Kentucky

15 September 2015

Not all highpoints offer stunning views in government-protected parks. Despite much of the beauty Kentucky had to offer, the highpoint contributed little. As many bumper stickers and highway advertisements toted, “coal is a way of life” in eastern Kentucky. Black Mountain, so aptly titled, was owned by a coal-mining company. A radio tower resided beside the monument labelling the highest point. It was a nice plaque, perhaps too nice for a normal mountain. But for this one, just nice enough.

 

Cody and I spent most of our day on the road, windshield wipers dispelling rain as we trucked through Kentucky. We saw much of the Appalachians, and the drive was a nice break after the three summits the previous day. As we approached the highpoint, we ascended the shoulder of Black Mountain and came to park on a narrow patch of gravel between the welcome signs of Kentucky and Virginia. There was cardinal painted on the Virginia sign that was peppered in bullet holes.

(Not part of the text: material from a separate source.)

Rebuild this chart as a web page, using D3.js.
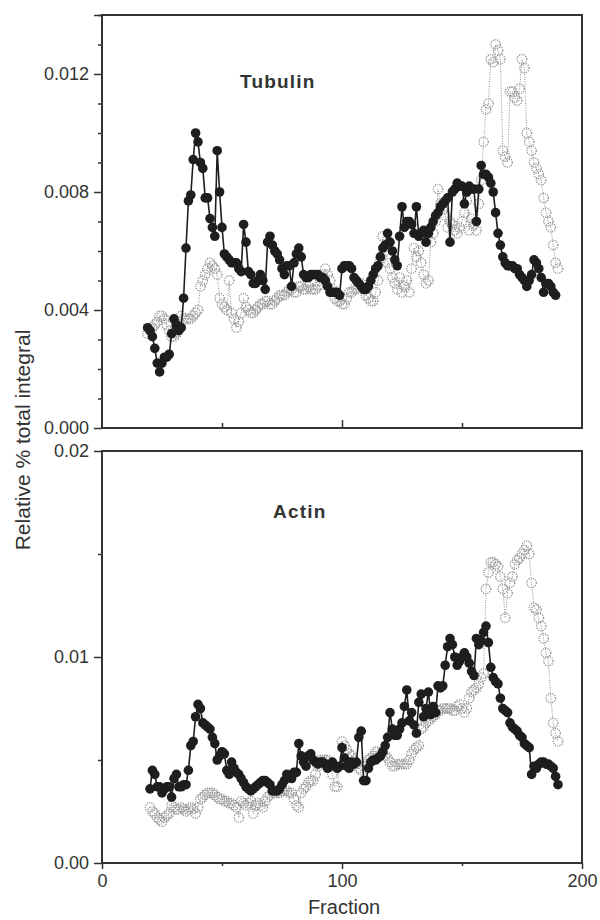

A cliff was to our rear. A narrow dirt road lied ahead of us. The path led up and along the shoulder to what we assumed was the peak. After a good deal of time scrambling about in the rain, we eventually stumbled upon the radio tower. The rain shrouded whatever view was visible through the trees. We were chilled and tired, but we found the plaque. Between the accomplishment and the history, the trip was worthwhile.

 

Black Mountain. 4139 ft / 1262 m. 2 March 2014.